(Provided material)
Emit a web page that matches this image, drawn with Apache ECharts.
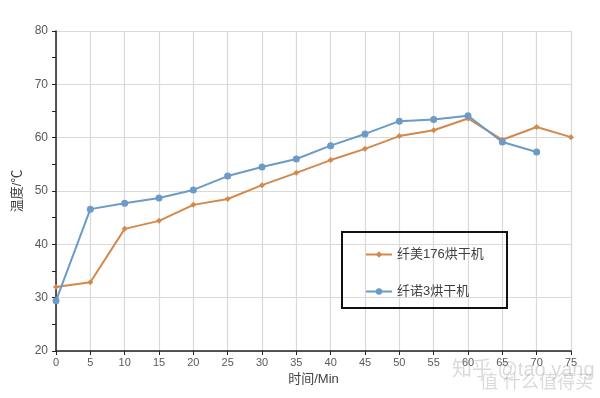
<!DOCTYPE html>
<html>
<head>
<meta charset="utf-8">
<script src="https://cdn.jsdelivr.net/npm/echarts@6/dist/echarts.min.js"></script>
<style>
  html, body { margin: 0; padding: 0; background: #fff; }
  #chart { width: 600px; height: 398px; }
</style>
</head>
<body>
<div id="chart"></div>
<script>
// 时间 (min) 与两台烘干机的温度
const times = [0, 5, 10, 15, 20, 25, 30, 35, 40, 45, 50, 55, 60, 65, 70, 75]
const xianmei = [32.0, 32.9, 42.9, 44.4, 47.4, 48.5, 51.1, 53.4, 55.8, 57.9, 60.3, 61.4, 63.6, 59.6, 62.0, 60.1]
const xiannuo = [29.4, 46.6, 47.7, 48.7, 50.2, 52.8, 54.5, 56.0, 58.5, 60.7, 63.1, 63.4, 64.1, 59.2, 57.3]

const ORANGE = '#d4894c'
const BLUE = '#6b9bc6'
const font = '"Liberation Sans", "Noto Sans CJK SC", sans-serif'

const chart = echarts.init(document.getElementById('chart'))

const pairs = (ys) => ys.map((v, i) => [times[i], v])

chart.setOption({
  animation: false,
  textStyle: { fontFamily: font },
  grid: { left: 56, right: 29, top: 31, bottom: 47 },
  legend: {
    left: 360, top: 243,
    orient: 'vertical',
    itemGap: 24,
    itemWidth: 26, itemHeight: 8,
    textStyle: { fontSize: 13, color: '#404040', fontFamily: font },
    data: ['纤美176烘干机', '纤诺3烘干机']
  },
  graphic: [
    {
      type: 'rect',
      shape: { x: 342, y: 232, width: 165, height: 76 },
      style: { fill: 'rgba(255,255,255,0)', stroke: '#111', lineWidth: 2 },
      z: 100
    },
    {
      type: 'text', left: 452, top: 360,
      style: { text: '知乎 @tao yang', fill: 'rgba(150,150,150,0.35)', font: '20px ' + font },
      z: 100
    },
    {
      type: 'text', left: 480, top: 374,
      style: { text: '值 什么值得买', fill: 'rgba(150,150,150,0.35)', font: '18px ' + font },
      z: 100
    }
  ],
  xAxis: {
    type: 'value',
    min: 0, max: 75, interval: 5,
    name: '时间/Min',
    nameLocation: 'middle',
    nameGap: 22,
    nameTextStyle: { fontSize: 13, color: '#404040' },
    axisLine: { lineStyle: { color: '#222', width: 1.5 } },
    axisTick: { show: true, length: 4, lineStyle: { color: '#222' } },
    axisLabel: { fontSize: 11, color: '#595959', margin: 6 },
    splitLine: { show: true, lineStyle: { color: '#d9d9d9', width: 1.2 } }
  },
  yAxis: {
    type: 'value',
    min: 20, max: 80, interval: 10,
    name: '温度/℃',
    nameLocation: 'middle',
    nameGap: 27,
    nameTextStyle: { fontSize: 13, color: '#404040' },
    axisLine: { show: true, lineStyle: { color: '#222', width: 1.5 } },
    axisTick: { show: true, length: 4, lineStyle: { color: '#222' } },
    minorTick: { show: true, splitNumber: 2, length: 4, lineStyle: { color: '#222' } },
    axisLabel: { fontSize: 12, color: '#595959', margin: 8 },
    splitLine: { show: true, lineStyle: { color: '#d9d9d9', width: 1.2 } }
  },
  series: [
    {
      name: '纤美176烘干机',
      type: 'line',
      data: pairs(xianmei),
      symbol: 'diamond',
      symbolSize: 6,
      color: ORANGE,
      lineStyle: { width: 2, color: ORANGE },
      itemStyle: { color: ORANGE }
    },
    {
      name: '纤诺3烘干机',
      type: 'line',
      data: pairs(xiannuo),
      symbol: 'circle',
      symbolSize: 7,
      color: BLUE,
      lineStyle: { width: 2, color: BLUE },
      itemStyle: { color: BLUE }
    }
  ]
})
</script>
</body>
</html>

(Goal) Copy out all the data without changing anything, and drop the pictures.

(Task solution)
Emit a web page that matches this image, drawn with Apache ECharts.
<!DOCTYPE html>
<html>
<head>
<meta charset="utf-8">
<script src="https://cdn.jsdelivr.net/npm/echarts@6/dist/echarts.min.js"></script>
<style>
  html, body { margin: 0; padding: 0; background: #fff; }
  #chart { width: 600px; height: 398px; }
</style>
</head>
<body>
<div id="chart"></div>
<script>
// 时间 (min) 与两台烘干机的温度
const times = [0, 5, 10, 15, 20, 25, 30, 35, 40, 45, 50, 55, 60, 65, 70, 75]
const xianmei = [32.0, 32.9, 42.9, 44.4, 47.4, 48.5, 51.1, 53.4, 55.8, 57.9, 60.3, 61.4, 63.6, 59.6, 62.0, 60.1]
const xiannuo = [29.4, 46.6, 47.7, 48.7, 50.2, 52.8, 54.5, 56.0, 58.5, 60.7, 63.1, 63.4, 64.1, 59.2, 57.3]

const ORANGE = '#d4894c'
const BLUE = '#6b9bc6'
const font = '"Liberation Sans", "Noto Sans CJK SC", sans-serif'

const chart = echarts.init(document.getElementById('chart'))

const pairs = (ys) => ys.map((v, i) => [times[i], v])

chart.setOption({
  animation: false,
  textStyle: { fontFamily: font },
  grid: { left: 56, right: 29, top: 31, bottom: 47 },
  legend: {
    left: 360, top: 243,
    orient: 'vertical',
    itemGap: 24,
    itemWidth: 26, itemHeight: 8,
    textStyle: { fontSize: 13, color: '#404040', fontFamily: font },
    data: ['纤美176烘干机', '纤诺3烘干机']
  },
  graphic: [
    {
      type: 'rect',
      shape: { x: 342, y: 232, width: 165, height: 76 },
      style: { fill: 'rgba(255,255,255,0)', stroke: '#111', lineWidth: 2 },
      z: 100
    },
    {
      type: 'text', left: 452, top: 360,
      style: { text: '知乎 @tao yang', fill: 'rgba(150,150,150,0.35)', font: '20px ' + font },
      z: 100
    },
    {
      type: 'text', left: 480, top: 374,
      style: { text: '值 什么值得买', fill: 'rgba(150,150,150,0.35)', font: '18px ' + font },
      z: 100
    }
  ],
  xAxis: {
    type: 'value',
    min: 0, max: 75, interval: 5,
    name: '时间/Min',
    nameLocation: 'middle',
    nameGap: 22,
    nameTextStyle: { fontSize: 13, color: '#404040' },
    axisLine: { lineStyle: { color: '#222', width: 1.5 } },
    axisTick: { show: true, length: 4, lineStyle: { color: '#222' } },
    axisLabel: { fontSize: 11, color: '#595959', margin: 6 },
    splitLine: { show: true, lineStyle: { color: '#d9d9d9', width: 1.2 } }
  },
  yAxis: {
    type: 'value',
    min: 20, max: 80, interval: 10,
    name: '温度/℃',
    nameLocation: 'middle',
    nameGap: 27,
    nameTextStyle: { fontSize: 13, color: '#404040' },
    axisLine: { show: true, lineStyle: { color: '#222', width: 1.5 } },
    axisTick: { show: true, length: 4, lineStyle: { color: '#222' } },
    minorTick: { show: true, splitNumber: 2, length: 4, lineStyle: { color: '#222' } },
    axisLabel: { fontSize: 12, color: '#595959', margin: 8 },
    splitLine: { show: true, lineStyle: { color: '#d9d9d9', width: 1.2 } }
  },
  series: [
    {
      name: '纤美176烘干机',
      type: 'line',
      data: pairs(xianmei),
      symbol: 'diamond',
      symbolSize: 6,
      color: ORANGE,
      lineStyle: { width: 2, color: ORANGE },
      itemStyle: { color: ORANGE }
    },
    {
      name: '纤诺3烘干机',
      type: 'line',
      data: pairs(xiannuo),
      symbol: 'circle',
      symbolSize: 7,
      color: BLUE,
      lineStyle: { width: 2, color: BLUE },
      itemStyle: { color: BLUE }
    }
  ]
})
</script>
</body>
</html>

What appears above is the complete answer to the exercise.